— start MATERIAL PROVIDED —

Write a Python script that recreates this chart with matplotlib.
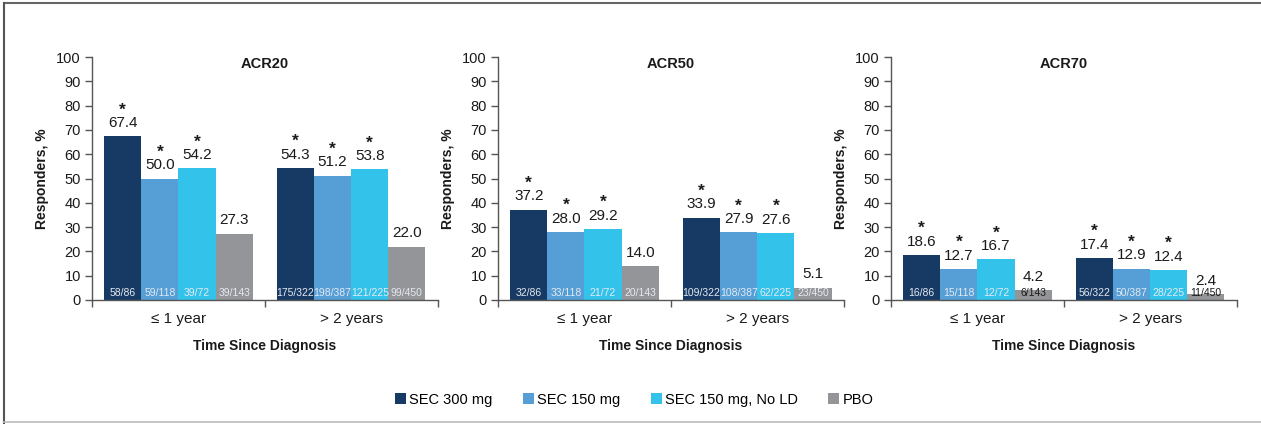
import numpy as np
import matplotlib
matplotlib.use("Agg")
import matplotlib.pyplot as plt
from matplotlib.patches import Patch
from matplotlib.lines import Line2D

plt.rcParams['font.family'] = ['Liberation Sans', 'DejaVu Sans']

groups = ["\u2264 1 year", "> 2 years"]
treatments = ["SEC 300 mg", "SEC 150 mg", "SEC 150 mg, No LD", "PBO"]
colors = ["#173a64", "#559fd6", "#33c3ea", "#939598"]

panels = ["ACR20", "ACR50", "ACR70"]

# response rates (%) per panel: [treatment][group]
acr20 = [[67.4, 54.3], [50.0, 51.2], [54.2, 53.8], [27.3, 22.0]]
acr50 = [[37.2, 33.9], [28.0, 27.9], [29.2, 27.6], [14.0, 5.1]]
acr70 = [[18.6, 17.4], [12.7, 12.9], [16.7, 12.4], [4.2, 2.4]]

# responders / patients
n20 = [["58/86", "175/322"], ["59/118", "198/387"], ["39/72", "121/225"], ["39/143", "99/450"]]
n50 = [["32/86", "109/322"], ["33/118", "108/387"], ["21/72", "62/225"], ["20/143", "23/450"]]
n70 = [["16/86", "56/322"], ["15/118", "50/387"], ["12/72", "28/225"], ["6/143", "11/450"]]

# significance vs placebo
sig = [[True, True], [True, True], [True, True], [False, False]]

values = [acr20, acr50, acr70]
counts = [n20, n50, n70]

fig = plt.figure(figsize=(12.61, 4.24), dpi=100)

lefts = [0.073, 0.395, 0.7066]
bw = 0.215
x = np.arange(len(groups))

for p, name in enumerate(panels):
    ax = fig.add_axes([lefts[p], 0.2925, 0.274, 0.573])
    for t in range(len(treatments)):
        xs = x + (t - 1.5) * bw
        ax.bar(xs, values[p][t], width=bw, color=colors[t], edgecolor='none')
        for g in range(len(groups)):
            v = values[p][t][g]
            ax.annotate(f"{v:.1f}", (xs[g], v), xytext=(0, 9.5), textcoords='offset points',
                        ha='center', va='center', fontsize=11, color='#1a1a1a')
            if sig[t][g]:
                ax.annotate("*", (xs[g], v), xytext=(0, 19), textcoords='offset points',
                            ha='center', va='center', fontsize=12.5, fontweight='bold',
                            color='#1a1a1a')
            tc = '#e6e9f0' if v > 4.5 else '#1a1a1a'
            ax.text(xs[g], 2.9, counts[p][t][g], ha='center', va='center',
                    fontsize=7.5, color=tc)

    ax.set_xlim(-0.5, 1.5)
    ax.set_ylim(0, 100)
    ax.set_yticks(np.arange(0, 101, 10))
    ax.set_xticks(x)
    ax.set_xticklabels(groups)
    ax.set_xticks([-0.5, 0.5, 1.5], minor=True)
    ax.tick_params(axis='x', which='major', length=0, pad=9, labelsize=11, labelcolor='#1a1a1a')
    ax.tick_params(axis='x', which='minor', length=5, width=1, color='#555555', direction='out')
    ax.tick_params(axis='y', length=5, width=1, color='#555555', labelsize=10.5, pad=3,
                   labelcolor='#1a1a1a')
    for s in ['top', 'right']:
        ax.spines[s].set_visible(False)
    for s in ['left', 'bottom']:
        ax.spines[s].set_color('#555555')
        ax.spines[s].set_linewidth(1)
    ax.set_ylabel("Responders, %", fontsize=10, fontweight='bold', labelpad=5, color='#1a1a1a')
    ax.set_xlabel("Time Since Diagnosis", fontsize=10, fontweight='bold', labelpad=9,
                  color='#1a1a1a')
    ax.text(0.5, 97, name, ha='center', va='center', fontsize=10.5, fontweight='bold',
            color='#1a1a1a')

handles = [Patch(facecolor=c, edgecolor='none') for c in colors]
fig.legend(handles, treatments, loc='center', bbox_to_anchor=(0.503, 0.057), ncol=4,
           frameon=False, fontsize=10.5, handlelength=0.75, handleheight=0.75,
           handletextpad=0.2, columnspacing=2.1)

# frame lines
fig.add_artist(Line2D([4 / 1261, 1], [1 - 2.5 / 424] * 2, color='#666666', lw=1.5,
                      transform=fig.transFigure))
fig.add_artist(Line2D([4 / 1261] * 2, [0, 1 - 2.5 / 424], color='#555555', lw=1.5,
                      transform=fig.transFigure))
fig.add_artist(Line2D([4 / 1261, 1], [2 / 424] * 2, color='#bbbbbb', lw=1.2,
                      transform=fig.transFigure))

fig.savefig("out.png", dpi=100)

— end MATERIAL PROVIDED —
— start MATERIAL PROVIDED —

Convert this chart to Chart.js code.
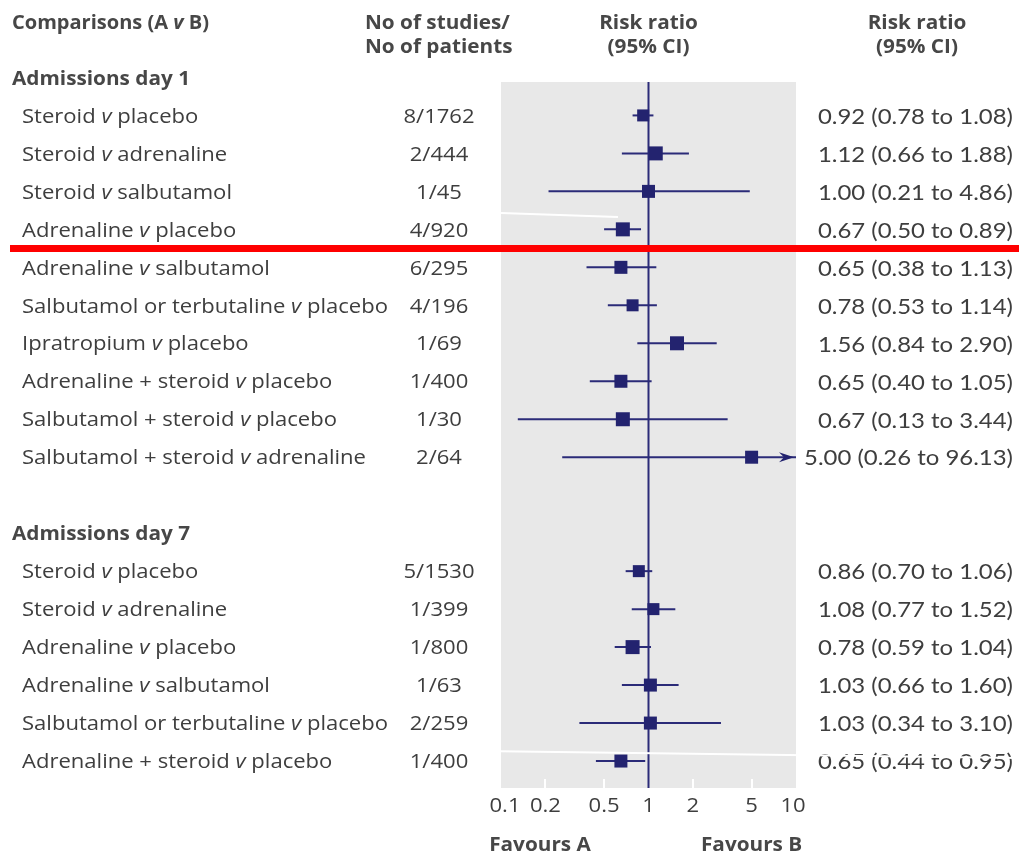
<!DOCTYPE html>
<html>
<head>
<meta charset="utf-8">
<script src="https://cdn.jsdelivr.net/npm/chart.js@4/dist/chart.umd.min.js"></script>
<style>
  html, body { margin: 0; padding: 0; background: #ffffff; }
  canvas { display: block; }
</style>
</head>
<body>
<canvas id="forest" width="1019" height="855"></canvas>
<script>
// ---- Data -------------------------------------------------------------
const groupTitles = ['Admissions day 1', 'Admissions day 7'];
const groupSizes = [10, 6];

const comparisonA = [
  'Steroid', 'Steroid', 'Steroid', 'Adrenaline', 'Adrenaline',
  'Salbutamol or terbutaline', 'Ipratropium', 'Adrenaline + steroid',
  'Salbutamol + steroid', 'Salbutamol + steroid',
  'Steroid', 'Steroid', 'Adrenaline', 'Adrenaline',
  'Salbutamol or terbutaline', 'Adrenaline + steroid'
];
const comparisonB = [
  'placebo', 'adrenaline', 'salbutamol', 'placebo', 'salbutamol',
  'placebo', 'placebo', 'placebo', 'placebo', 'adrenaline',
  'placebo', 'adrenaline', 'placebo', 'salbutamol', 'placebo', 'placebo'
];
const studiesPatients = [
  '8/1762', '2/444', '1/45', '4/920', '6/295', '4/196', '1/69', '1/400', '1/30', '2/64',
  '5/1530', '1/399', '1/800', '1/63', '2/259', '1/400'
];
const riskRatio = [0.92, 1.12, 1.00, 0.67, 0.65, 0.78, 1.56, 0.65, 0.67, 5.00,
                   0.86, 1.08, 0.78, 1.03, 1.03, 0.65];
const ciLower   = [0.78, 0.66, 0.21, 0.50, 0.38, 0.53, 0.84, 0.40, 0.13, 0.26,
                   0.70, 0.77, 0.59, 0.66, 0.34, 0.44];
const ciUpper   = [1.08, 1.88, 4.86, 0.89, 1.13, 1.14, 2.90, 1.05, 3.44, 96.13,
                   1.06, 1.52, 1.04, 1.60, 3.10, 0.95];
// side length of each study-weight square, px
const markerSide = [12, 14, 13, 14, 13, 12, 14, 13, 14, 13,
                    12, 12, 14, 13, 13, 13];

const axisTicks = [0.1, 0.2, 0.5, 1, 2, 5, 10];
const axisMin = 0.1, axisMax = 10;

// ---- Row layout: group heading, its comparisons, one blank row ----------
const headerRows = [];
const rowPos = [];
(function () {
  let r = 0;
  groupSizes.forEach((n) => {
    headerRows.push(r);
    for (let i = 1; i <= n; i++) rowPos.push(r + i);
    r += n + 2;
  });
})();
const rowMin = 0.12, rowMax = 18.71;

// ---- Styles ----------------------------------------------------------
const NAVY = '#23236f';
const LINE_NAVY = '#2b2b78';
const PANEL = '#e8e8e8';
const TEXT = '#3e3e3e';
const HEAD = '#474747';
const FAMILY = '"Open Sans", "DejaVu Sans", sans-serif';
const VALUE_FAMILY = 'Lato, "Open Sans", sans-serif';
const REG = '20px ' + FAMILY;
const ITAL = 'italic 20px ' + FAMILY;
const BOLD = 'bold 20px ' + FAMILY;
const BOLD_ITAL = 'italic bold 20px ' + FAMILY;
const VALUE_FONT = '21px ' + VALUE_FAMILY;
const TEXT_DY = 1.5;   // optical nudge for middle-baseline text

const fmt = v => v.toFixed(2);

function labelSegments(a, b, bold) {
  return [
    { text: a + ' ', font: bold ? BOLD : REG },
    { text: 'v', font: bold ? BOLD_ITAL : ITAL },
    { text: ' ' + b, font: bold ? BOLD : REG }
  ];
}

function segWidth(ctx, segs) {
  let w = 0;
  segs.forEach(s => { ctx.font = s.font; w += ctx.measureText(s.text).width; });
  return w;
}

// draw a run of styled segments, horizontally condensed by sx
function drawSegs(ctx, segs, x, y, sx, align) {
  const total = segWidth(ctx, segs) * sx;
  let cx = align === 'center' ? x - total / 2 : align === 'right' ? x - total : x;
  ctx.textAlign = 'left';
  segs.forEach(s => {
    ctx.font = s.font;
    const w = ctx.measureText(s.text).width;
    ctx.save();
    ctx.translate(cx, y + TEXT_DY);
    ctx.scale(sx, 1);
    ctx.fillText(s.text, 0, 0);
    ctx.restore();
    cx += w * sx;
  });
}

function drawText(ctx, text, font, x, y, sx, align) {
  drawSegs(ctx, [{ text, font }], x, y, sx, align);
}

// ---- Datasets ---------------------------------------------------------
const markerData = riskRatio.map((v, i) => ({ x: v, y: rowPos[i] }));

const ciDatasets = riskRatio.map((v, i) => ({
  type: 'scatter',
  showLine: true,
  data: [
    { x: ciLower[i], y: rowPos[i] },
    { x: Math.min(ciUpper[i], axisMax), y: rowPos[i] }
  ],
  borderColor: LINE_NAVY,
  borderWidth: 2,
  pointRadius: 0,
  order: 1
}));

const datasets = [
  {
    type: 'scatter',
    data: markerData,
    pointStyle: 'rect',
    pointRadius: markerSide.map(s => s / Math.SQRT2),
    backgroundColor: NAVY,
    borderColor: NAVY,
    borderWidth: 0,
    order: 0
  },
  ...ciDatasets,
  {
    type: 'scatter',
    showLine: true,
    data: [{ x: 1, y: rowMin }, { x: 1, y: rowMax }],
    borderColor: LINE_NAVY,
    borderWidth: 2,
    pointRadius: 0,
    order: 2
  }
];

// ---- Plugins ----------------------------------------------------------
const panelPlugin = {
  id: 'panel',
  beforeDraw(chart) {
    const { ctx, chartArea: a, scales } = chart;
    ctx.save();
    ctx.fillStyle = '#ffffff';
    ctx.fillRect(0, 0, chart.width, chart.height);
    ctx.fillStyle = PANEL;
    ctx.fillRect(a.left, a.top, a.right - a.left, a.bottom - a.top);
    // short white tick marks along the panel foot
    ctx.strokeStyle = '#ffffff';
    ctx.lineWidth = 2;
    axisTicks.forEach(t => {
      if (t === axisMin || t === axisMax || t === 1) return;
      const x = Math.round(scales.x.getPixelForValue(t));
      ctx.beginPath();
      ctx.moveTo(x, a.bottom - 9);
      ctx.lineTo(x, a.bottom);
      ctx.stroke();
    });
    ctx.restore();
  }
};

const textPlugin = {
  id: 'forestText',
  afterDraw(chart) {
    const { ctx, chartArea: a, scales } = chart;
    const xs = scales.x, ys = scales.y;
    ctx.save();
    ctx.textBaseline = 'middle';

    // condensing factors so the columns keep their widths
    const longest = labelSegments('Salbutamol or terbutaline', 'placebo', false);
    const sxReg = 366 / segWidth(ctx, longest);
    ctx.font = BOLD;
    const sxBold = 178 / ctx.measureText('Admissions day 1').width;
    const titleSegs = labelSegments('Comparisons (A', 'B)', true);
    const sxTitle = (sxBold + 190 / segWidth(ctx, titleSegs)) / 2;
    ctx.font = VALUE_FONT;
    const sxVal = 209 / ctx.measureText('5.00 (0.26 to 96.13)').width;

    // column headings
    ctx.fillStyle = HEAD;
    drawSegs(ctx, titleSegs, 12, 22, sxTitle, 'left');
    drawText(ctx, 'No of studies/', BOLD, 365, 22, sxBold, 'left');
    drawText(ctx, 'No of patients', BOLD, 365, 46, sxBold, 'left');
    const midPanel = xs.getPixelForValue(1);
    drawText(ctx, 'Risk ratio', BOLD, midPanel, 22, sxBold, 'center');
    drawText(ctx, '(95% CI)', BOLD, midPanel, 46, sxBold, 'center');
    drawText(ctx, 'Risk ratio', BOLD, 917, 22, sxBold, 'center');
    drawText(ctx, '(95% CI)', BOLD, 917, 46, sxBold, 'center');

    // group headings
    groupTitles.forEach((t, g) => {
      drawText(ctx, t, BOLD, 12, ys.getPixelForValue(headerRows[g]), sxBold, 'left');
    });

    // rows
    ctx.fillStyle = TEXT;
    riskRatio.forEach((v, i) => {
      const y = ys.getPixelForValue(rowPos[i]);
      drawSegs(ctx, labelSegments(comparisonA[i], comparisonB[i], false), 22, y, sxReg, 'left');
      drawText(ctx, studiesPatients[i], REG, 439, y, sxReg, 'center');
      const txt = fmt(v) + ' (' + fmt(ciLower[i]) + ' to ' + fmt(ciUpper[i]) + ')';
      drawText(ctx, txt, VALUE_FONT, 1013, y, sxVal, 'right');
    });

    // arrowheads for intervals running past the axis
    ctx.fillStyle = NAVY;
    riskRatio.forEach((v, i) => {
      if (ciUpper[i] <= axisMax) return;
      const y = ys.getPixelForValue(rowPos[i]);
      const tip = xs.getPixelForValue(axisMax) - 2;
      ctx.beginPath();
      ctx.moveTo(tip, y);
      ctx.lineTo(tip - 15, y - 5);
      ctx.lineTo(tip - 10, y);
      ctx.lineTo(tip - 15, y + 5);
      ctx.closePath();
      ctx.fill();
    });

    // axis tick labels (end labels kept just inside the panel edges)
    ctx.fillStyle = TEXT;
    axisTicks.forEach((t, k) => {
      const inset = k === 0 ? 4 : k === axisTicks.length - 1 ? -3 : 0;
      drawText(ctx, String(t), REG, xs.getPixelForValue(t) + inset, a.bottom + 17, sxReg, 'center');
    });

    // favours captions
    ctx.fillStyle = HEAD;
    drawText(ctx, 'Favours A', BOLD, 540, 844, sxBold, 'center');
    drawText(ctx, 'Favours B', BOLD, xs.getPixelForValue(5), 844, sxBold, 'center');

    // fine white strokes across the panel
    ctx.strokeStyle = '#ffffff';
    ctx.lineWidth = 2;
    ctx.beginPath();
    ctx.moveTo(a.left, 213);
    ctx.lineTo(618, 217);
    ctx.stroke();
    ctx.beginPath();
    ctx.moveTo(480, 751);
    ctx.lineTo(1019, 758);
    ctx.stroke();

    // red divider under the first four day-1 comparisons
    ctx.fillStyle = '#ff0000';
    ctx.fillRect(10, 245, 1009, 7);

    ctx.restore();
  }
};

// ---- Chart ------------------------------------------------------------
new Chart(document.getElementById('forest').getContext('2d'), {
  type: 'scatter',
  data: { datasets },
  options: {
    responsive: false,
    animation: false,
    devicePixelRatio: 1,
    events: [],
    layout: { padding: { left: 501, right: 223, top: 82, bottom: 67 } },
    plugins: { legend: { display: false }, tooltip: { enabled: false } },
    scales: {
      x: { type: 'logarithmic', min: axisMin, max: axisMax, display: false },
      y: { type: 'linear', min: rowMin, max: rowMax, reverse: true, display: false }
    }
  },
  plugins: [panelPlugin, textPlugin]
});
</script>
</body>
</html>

— end MATERIAL PROVIDED —

#### WHAT IS REQUIRED
Extract lines where the string "script" occurs.

#### RESULT
Write a Python script that recreates this chart with matplotlib.
<script src="https://cdn.jsdelivr.net/npm/chart.js@4/dist/chart.umd.min.js"></script>
<script>
</script>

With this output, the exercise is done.